Proof that a function composed by more than one trigonometric identity is even, odd, or neither.

Question

For example: how would you answer if you were asked if a function $f\left(x\right)=$sin$\left(2x\right)-$cos$\left(2x\right)$ is even, odd or neither? I'm mostly interest in a thorough algebraic proof, if possible.

Answer 1

A function $f$ is even iff $f(-x)=f(x)$ for all $x$ in the domain of $f$ and odd if $f(-x)=-f(x)$ for all $x$ in the domain of $f$. Letting $f(x)=\sin(2x)-\cos(2x)$, we see that $$ f(-x)=\sin(-2x)-\cos(-2x)=-\sin(2x)-\cos(2x), $$ since $\sin$ is odd and $\cos$ is even.
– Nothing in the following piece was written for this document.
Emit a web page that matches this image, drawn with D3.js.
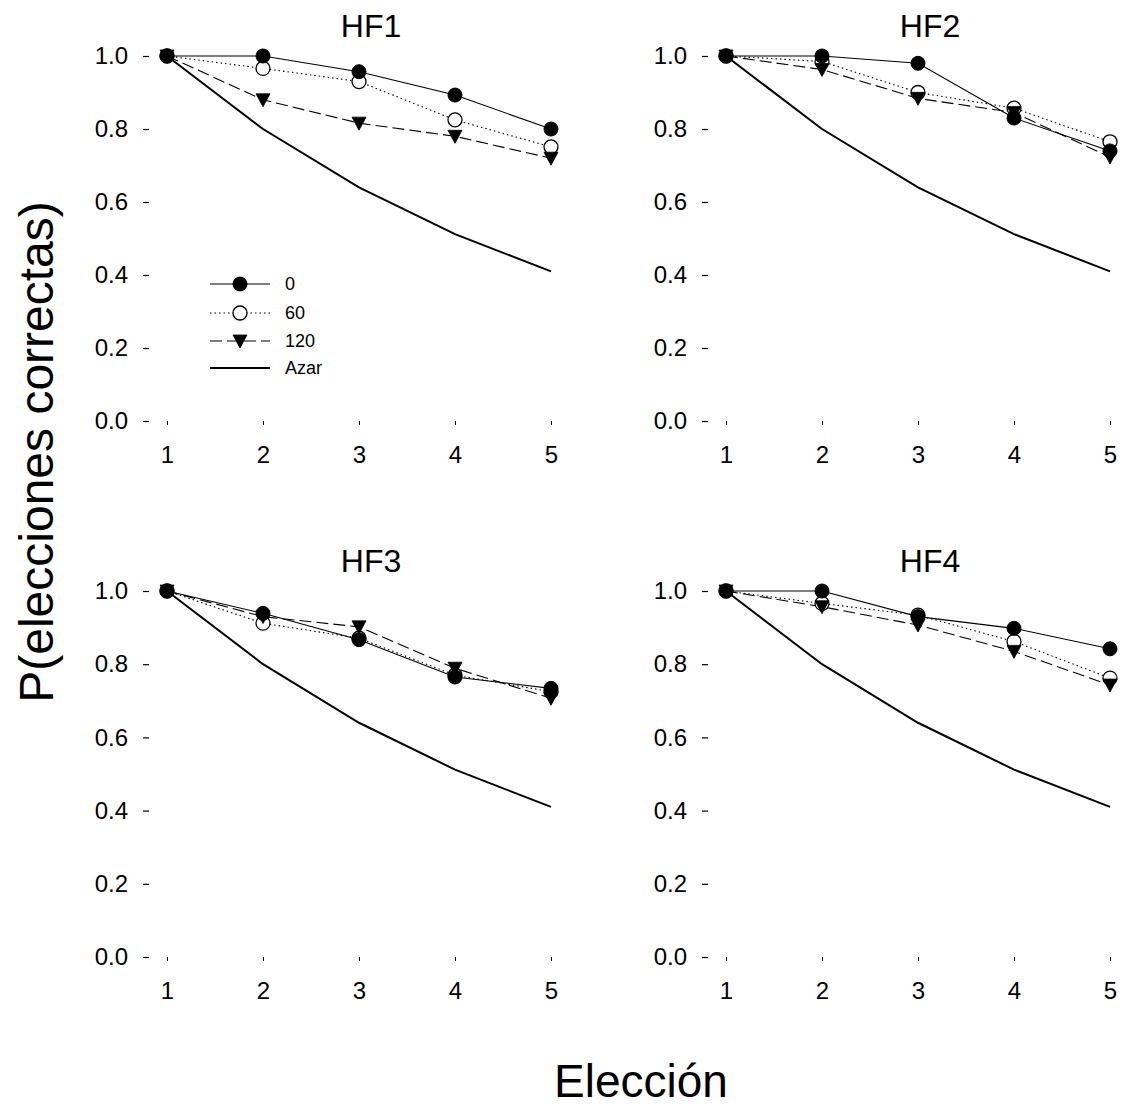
<!DOCTYPE html>
<html>
<head>
<meta charset="utf-8">
<script src="https://cdn.jsdelivr.net/npm/d3@7"></script>
<style>
  html, body { margin: 0; padding: 0; background: #fff; }
  svg { display: block; font-family: "Liberation Sans", Arial, sans-serif; }
</style>
</head>
<body>
<svg id="chart" width="1135" height="1108"></svg>
<script>
// Choice number (x) and proportion of correct choices per delay group
const choices = [1, 2, 3, 4, 5];
const panelNames = ["HF1", "HF2", "HF3", "HF4"];
const delayLabels = ["0", "60", "120", "Azar"];
const yTicks = [0, 0.2, 0.4, 0.6, 0.8, 1.0];

const hf1Delay0   = [1.00, 1.00, 0.957, 0.893, 0.800];
const hf1Delay60  = [1.00, 0.966, 0.930, 0.825, 0.751];
const hf1Delay120 = [1.00, 0.880, 0.816, 0.780, 0.720];

const hf2Delay0   = [1.00, 1.00, 0.980, 0.830, 0.740];
const hf2Delay60  = [1.00, 0.985, 0.900, 0.857, 0.765];
const hf2Delay120 = [1.00, 0.963, 0.884, 0.845, 0.723];

const hf3Delay0   = [1.00, 0.939, 0.867, 0.765, 0.734];
const hf3Delay60  = [1.00, 0.912, 0.871, 0.770, 0.725];
const hf3Delay120 = [1.00, 0.930, 0.902, 0.789, 0.707];

const hf4Delay0   = [1.00, 1.00, 0.930, 0.898, 0.842];
const hf4Delay60  = [1.00, 0.966, 0.934, 0.862, 0.762];
const hf4Delay120 = [1.00, 0.957, 0.907, 0.835, 0.743];

// Chance level ("Azar")
const chance = [1.00, 0.80, 0.64, 0.512, 0.41];

const panelSeries = [
  [hf1Delay0, hf1Delay60, hf1Delay120],
  [hf2Delay0, hf2Delay60, hf2Delay120],
  [hf3Delay0, hf3Delay60, hf3Delay120],
  [hf4Delay0, hf4Delay60, hf4Delay120]
];

const svg = d3.select("#chart");

// Panel frames: columns and rows
const colX = [167, 726];
const plotW = 384;
const rowY = [[56, 421], [591, 957]];

// Series styling: 0 = filled circle/solid, 60 = open circle/dotted, 120 = filled triangle/dashed
const lineDash = ["none", "1.5,3", "12,5"];
const triPath = "M-7,-6L7,-6L0,7Z";

function drawMarker(g, kind, cx, cy) {
  if (kind === 0) {
    g.append("circle").attr("cx", cx).attr("cy", cy).attr("r", 7)
      .attr("fill", "#000").attr("stroke", "#000").attr("stroke-width", 1);
  } else if (kind === 1) {
    g.append("circle").attr("cx", cx).attr("cy", cy).attr("r", 7)
      .attr("fill", "#fff").attr("stroke", "#000").attr("stroke-width", 1.3);
  } else {
    g.append("path").attr("d", triPath)
      .attr("transform", `translate(${cx},${cy})`)
      .attr("fill", "#000").attr("stroke", "#000").attr("stroke-width", 0.8);
  }
}

panelNames.forEach((name, i) => {
  const x0 = colX[i % 2];
  const [yTop, yBot] = rowY[Math.floor(i / 2)];
  const x = d3.scaleLinear().domain([1, 5]).range([x0, x0 + plotW]);
  const y = d3.scaleLinear().domain([0, 1]).range([yBot, yTop]);
  const g = svg.append("g");

  // Y axis: short dash ticks set off from the data, no axis line
  const yAxis = g.append("g")
    .attr("transform", `translate(${x0 - 18},0)`)
    .call(d3.axisLeft(y).tickValues(yTicks).tickFormat(d3.format(".1f"))
      .tickSize(6).tickPadding(15));
  yAxis.select(".domain").remove();
  yAxis.selectAll("line").attr("stroke", "#000").attr("stroke-width", 1.2);
  yAxis.selectAll("text").attr("font-size", 24).attr("fill", "#000")
    .attr("font-family", "Liberation Sans, Arial, sans-serif");

  // X axis: tiny vertical ticks just below the zero level, labels further down
  const xAxis = g.append("g")
    .attr("transform", `translate(0,${yBot})`)
    .call(d3.axisBottom(x).tickValues(choices).tickFormat(d3.format("d"))
      .tickSize(4).tickPadding(21));
  xAxis.select(".domain").remove();
  xAxis.selectAll("line").attr("stroke", "#000").attr("stroke-width", 1)
    .attr("y1", 0);
  xAxis.selectAll("text").attr("font-size", 24).attr("fill", "#000")
    .attr("font-family", "Liberation Sans, Arial, sans-serif");

  // Panel title
  g.append("text").attr("x", x0 + 204).attr("y", yTop - 19)
    .attr("text-anchor", "middle").attr("font-size", 32).text(name);

  // Chance curve
  const line = d3.line().x((d, k) => x(choices[k])).y(d => y(d));
  g.append("path").datum(chance).attr("d", line)
    .attr("fill", "none").attr("stroke", "#000").attr("stroke-width", 2);

  // Group lines
  panelSeries[i].forEach((vals, s) => {
    g.append("path").datum(vals).attr("d", line)
      .attr("fill", "none").attr("stroke", "#000").attr("stroke-width", 1.1)
      .attr("stroke-dasharray", lineDash[s]);
  });

  // Markers: open circles first, then filled circles, then triangles
  [1, 0, 2].forEach(s => {
    panelSeries[i][s].forEach((v, k) => drawMarker(g, s, x(choices[k]), y(v)));
  });
});

// Legend in the first panel
const legend = svg.append("g");
const legendRows = [284, 313, 341, 368];
delayLabels.forEach((lab, s) => {
  const ly = legendRows[s];
  if (s < 3) {
    legend.append("line").attr("x1", 210).attr("x2", 270).attr("y1", ly).attr("y2", ly)
      .attr("stroke", "#000").attr("stroke-width", 1.1).attr("stroke-dasharray", lineDash[s]);
    drawMarker(legend, s, 240, ly);
  } else {
    legend.append("line").attr("x1", 210).attr("x2", 270).attr("y1", ly).attr("y2", ly)
      .attr("stroke", "#000").attr("stroke-width", 2);
  }
  legend.append("text").attr("x", 285).attr("y", ly + 6)
    .attr("font-size", 18).text(lab);
});

// Axis titles
svg.append("text").attr("x", 641).attr("y", 1097)
  .attr("text-anchor", "middle").attr("font-size", 46).text("Elección");

svg.append("text")
  .attr("transform", "translate(53,452) rotate(-90)")
  .attr("text-anchor", "middle").attr("font-size", 48).text("P(elecciones correctas)");
</script>
</body>
</html>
This proves that $f$ is not even, since otherwise it would mean that for each $x$ $$ -\sin(2x)-\cos(2x)=f(-x)=f(x)=\sin(2x)-\cos(2x)\implies \sin(2x)=0, $$ which is not true. Similarly, $f$ is not odd since otherwise it would mean that for every $x$ $$ -\sin(2x)+\cos(2x)=-f(x)=f(-x)=-\sin(2x)-\cos(2x)\implies \cos(2x)=0, $$ which is also not true.

Therefore, $f$ is neither even nor odd.